Problem to work on — Beginning with the first line of the data below, extract each line up to and including the one containing "Y_MAX = 926". Copy them exactly and add nothing.

----

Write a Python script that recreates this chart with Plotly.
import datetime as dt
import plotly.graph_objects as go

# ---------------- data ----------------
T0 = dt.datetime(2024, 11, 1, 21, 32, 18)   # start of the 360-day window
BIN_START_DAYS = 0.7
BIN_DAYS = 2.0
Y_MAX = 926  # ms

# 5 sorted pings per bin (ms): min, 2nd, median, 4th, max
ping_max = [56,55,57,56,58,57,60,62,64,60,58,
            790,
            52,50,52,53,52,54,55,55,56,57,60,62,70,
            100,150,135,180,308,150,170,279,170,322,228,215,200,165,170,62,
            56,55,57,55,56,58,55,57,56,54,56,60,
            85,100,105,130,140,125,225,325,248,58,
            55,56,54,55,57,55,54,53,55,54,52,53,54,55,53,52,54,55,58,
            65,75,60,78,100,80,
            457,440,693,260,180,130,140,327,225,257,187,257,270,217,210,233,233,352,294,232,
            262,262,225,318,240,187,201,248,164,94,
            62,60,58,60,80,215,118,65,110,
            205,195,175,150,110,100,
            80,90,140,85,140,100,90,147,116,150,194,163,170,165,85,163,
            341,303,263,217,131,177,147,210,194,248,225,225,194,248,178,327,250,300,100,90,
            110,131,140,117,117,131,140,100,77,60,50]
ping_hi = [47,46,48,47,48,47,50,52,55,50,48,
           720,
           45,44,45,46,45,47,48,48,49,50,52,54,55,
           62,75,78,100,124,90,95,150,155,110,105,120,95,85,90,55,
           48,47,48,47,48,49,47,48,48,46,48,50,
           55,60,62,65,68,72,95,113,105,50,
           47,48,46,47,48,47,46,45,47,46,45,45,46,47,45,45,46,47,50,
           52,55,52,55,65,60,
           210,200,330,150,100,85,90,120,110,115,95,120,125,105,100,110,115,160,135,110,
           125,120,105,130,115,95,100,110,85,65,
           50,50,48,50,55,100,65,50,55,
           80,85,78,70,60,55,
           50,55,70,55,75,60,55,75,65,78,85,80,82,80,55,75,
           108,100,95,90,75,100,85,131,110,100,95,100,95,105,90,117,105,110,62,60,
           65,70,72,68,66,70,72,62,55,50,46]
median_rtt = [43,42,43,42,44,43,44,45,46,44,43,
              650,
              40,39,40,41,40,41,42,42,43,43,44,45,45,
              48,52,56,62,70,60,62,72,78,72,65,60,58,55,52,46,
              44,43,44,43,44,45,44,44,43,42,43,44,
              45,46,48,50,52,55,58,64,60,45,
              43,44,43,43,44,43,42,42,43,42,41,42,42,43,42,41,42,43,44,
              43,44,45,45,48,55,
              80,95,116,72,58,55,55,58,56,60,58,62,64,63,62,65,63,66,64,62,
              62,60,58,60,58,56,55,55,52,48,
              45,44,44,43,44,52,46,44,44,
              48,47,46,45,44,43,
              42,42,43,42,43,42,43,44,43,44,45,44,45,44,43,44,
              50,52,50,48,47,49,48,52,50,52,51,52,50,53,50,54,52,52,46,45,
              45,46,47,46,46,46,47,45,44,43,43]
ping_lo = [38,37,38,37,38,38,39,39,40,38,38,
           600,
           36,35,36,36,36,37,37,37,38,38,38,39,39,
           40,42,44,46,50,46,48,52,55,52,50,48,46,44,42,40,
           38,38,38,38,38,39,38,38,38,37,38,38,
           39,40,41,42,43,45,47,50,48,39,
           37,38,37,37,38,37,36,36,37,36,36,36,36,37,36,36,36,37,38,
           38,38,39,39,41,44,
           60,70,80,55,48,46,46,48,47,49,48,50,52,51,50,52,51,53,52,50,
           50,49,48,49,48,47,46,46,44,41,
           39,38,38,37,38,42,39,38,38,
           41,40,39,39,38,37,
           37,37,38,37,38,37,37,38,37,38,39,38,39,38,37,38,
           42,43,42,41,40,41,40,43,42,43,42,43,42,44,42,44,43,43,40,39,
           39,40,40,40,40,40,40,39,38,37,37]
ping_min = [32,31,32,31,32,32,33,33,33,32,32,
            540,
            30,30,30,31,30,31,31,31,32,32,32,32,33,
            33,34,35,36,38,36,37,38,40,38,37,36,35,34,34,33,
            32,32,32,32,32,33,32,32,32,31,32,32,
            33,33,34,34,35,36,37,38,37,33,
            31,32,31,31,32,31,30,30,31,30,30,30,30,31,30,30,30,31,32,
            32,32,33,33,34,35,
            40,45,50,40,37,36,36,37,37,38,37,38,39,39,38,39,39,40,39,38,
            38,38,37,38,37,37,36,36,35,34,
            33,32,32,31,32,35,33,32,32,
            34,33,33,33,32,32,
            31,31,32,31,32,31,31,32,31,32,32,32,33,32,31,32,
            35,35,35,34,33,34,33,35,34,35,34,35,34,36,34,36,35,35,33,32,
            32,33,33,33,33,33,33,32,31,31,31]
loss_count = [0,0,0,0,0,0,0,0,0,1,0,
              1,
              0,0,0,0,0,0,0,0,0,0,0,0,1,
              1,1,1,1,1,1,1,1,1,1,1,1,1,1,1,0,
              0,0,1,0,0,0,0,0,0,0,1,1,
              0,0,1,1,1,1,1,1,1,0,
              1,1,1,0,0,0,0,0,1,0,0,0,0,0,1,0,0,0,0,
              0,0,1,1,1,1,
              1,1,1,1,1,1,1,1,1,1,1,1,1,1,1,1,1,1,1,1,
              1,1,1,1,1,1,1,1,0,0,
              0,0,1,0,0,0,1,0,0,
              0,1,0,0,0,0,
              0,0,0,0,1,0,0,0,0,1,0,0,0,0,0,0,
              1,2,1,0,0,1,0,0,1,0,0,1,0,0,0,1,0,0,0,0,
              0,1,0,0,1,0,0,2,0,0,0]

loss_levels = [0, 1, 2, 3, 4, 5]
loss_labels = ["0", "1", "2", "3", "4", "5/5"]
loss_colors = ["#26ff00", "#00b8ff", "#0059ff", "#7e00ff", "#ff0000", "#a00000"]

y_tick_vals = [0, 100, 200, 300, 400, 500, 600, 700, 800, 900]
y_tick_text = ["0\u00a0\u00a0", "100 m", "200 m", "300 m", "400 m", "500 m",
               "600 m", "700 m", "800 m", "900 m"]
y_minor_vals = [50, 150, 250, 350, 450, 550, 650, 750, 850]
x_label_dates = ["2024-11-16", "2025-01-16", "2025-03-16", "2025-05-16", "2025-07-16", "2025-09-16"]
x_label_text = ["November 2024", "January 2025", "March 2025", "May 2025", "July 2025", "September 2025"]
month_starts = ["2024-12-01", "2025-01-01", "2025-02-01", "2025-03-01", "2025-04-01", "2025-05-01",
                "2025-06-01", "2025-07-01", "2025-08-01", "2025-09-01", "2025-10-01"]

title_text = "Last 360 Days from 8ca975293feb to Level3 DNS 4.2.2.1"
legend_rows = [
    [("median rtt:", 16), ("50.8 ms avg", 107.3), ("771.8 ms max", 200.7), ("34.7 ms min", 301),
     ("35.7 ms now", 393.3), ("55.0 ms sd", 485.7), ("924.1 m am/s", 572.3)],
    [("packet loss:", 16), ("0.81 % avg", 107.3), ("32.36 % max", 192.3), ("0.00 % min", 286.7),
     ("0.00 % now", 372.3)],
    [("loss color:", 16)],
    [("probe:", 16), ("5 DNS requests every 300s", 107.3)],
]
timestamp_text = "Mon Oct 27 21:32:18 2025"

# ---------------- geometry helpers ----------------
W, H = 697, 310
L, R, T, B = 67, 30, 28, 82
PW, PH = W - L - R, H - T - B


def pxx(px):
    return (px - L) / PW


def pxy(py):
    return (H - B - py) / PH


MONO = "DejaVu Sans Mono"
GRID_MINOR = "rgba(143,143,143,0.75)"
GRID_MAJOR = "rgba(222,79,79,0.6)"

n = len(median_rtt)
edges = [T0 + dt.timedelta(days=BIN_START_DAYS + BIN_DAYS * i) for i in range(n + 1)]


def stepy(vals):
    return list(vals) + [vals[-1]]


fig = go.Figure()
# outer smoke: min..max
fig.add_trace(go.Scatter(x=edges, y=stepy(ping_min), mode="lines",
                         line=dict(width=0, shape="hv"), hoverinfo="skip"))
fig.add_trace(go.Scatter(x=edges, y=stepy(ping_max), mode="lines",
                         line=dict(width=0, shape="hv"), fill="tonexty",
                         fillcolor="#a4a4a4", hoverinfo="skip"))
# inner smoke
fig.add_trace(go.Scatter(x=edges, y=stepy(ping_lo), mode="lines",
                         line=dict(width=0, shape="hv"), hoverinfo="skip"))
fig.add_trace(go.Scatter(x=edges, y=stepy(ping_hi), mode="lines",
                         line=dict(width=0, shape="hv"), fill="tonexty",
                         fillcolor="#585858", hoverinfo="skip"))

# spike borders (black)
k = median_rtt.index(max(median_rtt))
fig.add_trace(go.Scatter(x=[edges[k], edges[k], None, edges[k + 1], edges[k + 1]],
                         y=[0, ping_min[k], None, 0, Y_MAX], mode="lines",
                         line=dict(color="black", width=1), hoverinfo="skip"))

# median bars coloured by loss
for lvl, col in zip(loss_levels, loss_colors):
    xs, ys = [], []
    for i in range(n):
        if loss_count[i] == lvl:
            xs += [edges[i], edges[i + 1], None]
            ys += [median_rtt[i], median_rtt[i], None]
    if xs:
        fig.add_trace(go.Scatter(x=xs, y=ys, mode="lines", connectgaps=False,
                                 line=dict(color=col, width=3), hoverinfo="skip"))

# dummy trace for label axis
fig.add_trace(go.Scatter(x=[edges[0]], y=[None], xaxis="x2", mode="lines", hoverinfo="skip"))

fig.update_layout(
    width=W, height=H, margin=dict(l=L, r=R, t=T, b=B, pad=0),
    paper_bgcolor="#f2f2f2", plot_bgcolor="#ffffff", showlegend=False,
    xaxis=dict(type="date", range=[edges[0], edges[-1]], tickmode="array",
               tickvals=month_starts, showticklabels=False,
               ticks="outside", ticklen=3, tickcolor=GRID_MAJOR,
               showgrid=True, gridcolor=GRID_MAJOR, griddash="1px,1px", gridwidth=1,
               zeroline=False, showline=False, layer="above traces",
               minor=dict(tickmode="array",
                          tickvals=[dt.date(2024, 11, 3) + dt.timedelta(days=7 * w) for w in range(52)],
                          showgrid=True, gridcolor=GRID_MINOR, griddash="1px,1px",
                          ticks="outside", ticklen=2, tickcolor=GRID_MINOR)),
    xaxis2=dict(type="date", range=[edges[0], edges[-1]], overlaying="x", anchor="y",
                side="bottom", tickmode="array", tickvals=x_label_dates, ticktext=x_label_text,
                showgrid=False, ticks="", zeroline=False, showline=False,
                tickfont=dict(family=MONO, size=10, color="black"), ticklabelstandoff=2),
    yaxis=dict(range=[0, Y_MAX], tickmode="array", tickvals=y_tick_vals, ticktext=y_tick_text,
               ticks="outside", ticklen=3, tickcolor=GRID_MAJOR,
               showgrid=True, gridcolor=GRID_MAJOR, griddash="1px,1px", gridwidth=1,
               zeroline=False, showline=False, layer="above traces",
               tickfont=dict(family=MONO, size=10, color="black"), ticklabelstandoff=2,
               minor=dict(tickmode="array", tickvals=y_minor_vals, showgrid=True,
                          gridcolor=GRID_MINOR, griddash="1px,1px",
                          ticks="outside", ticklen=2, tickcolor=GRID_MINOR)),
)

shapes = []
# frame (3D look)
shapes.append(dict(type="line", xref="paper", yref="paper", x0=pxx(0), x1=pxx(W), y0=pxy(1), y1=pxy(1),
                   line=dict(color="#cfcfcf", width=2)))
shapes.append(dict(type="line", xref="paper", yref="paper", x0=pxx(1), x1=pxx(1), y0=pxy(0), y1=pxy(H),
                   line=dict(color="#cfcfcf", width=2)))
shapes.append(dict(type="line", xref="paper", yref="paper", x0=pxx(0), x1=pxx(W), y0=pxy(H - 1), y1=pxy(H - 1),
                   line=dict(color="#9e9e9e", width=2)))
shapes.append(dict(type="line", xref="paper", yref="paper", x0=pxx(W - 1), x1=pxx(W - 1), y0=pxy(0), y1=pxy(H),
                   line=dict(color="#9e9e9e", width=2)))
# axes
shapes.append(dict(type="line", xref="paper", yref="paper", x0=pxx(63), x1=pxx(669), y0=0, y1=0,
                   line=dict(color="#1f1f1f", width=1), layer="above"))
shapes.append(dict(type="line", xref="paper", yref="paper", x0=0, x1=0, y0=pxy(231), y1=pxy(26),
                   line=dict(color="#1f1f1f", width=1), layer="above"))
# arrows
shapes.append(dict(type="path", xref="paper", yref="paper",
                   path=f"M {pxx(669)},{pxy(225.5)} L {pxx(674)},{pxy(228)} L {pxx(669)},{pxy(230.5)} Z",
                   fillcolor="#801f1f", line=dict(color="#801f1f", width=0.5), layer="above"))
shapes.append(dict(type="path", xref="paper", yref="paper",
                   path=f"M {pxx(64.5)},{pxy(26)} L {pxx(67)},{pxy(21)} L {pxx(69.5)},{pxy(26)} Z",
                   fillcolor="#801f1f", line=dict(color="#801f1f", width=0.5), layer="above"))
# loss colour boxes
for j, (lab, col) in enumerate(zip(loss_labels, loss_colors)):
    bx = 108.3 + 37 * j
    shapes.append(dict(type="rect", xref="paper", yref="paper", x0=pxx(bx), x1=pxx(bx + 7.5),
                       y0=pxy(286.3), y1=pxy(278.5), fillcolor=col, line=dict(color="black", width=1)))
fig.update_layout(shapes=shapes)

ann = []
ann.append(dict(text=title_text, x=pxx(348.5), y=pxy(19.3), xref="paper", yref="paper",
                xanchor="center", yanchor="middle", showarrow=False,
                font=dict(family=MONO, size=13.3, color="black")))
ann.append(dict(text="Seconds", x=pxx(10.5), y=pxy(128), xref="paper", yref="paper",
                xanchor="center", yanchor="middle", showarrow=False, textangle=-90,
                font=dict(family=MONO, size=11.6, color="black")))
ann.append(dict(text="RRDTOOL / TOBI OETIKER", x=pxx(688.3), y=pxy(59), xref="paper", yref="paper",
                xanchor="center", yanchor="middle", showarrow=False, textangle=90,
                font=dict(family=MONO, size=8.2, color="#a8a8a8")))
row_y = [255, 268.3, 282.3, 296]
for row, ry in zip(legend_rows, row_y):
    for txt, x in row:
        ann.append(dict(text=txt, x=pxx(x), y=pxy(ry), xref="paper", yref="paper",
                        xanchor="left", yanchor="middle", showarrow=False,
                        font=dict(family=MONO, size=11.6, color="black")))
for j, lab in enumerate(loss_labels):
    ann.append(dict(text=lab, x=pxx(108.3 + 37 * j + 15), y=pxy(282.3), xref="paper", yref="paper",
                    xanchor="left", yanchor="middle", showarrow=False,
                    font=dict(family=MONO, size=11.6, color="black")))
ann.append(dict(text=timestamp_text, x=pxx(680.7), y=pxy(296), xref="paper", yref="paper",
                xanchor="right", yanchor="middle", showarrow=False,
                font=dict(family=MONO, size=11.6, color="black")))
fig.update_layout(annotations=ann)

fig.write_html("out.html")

----

Response for this exercise —
Write a Python script that recreates this chart with Plotly.
import datetime as dt
import plotly.graph_objects as go

# ---------------- data ----------------
T0 = dt.datetime(2024, 11, 1, 21, 32, 18)   # start of the 360-day window
BIN_START_DAYS = 0.7
BIN_DAYS = 2.0
Y_MAX = 926  # ms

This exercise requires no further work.